My gut told me she wouldn’t make it through the night. My
gut is seldom wrong. I dreaded yesterday’s morning chores like the plague not
only because of the physical cold, but more because of the cold hard facts of
farm life, namely death.
KitKat struggled for two weeks. It started the morning after
Rosey’s pups were born. My thoughts had been consumed by weather reports and
Rosey’s post partum, following a full day and half the night birthing
proposition. I was exhausted, but woke up early to the sound of grunting puppies
when out my window I spot my mama goat Kitkat, trying to give birth.
For a girl who’s always let nature do her thing, I was now
being handed my second shot at midwifery in as many days. A baby was hanging in
its embryonic sac, KitKat was pacing to get it out. She walked toward me as I
raced to the gate. Oddly, she didn’t seem to be in pain, but this was not the
way my other goats had arrived. I hit my knees and gently pulled out baby, sack
and all, working fast to clear its little mouth as I had done the day before
for Rosey’s first pup. But it was too late. I had no way of knowing how long
she’d been pushing. She began licking the lifeless body, and I began to cry, not
at all certain how long to let this go on before taking it away.
I went for a towel, got her some chow and held the other
goats at bay while watching her eat (which she did rather quickly I might add
--good sign of “will to live/moving on”-- goats being better at these things
than humans). I called the vet who confirmed that the oxytocin I had on hand for
dog emergencies, would work for a goat. He gave me the recommended dosage in
case there was another baby inside of her.
If anyone had told me I’d one day be good at giving shots,
I’d have said you have the wrong girl. I’m over that now. I injected the
solution and waited for what I hoped would be one last contraction. She felt it
coming, looked up at me, then walked slowly to her stall, I prayed, to birth something
living. Instead, she was leading me to another baby she’d lost earlier. Stillborn
twins. It made absolutely no sense. She was a perfectly healthy goat, fully to
term. Both babies were large enough to have survived.
A neighbor with goats told me there’s no way of knowing, but
odds are good she got butted, triggering premature labor. She was my alpha…one
of two larger goat mamas. But now she would slip into last place for having lost
two babies and being weakened by the process.

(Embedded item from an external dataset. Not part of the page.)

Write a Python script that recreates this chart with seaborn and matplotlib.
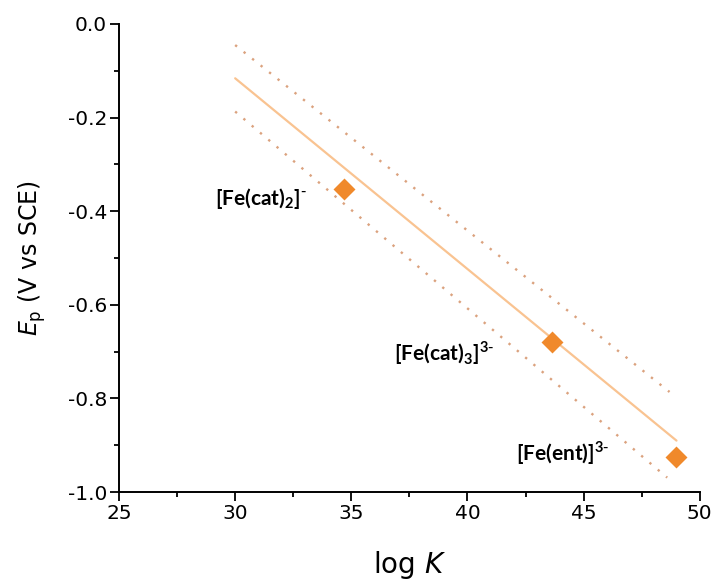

She appeared fine at first, but two days later when TJ started
roughhousing, pawing at her and knocking her down, I knew he was sensing
something I was not. I had seen him do this once before when another goat had
lost a baby. It scared me to see him playing so rough--keeping her agitated and
exhausted. But a fellow farmer told me this was the nature of a Pyrenees. The
theories on why this happens with a breed trained to protect goats are varied.
One theory is goats need to keep standing after traumas like losing a baby.
Once down, they’re hard to get back up, so the Pyr is working to keep them
active and on their feet. Another suggests the dog knows the goat’s not going
to make it and tries to hasten the process, so as to save resources for the
remaining, healthier goats in the herd—It’s the "survival of the fittest" encoded in
its genes.
All I know is TJ got scolded a lot that day. It may’ve been
his nature to paw a weakened creature, but it was my nature to nurture it back
to health. I penned her up separately, started her on a diet of egg yolks and
goat’s milk (a powdered supplement I keep on hand in case bottle feeding becomes
necessary). KitKat had come with a baby when I bought her last summer so I put
that baby with her (baby meaning a 8 – 10 month old goat, not a newby). They
seemed to take comfort in being together.
The next day was fine. It was the following that got us as
the temperatures took a nosedive. Her appetite was strong, but her legs were
growing weaker. I carried her outside by day when temps allowed…back inside at
night, never leaving her alone without the protection of me or a stall door
between her and TJ.
Diagnosis: severe anemia. The vet started her on serious
doses of B12 and antibiotics. I added liquid iron to her chow to build back her
red cells. But as the week progressed I watched her life force fade in strange
juxtaposition to the 7 puppies in my basement, growing fatter and more active
with each new day.
It’s the hardest part of farm life for me: death is a big
part of it. Who doesn’t pray for perfect births and healthy babies, but it
seems nature lives to remind us who’s in control (and believe you me, it’s not
us). Best I can tell, my job is to ease the suffering when I can, and let the
life I’ve been blessed to share, for whatever window of time I’m allowed to
share in it, know beyond any shadow of a doubt that it was loved.
This picture was taken 4 days ago (the only day warm enough
to be outside writing). It was KitKat feeling a little weak, but a maybe a little
special. Today, she’s with her maker, as I struggle to process the pain and
self doubt… not at all sure I have what it takes to be a farmer after all.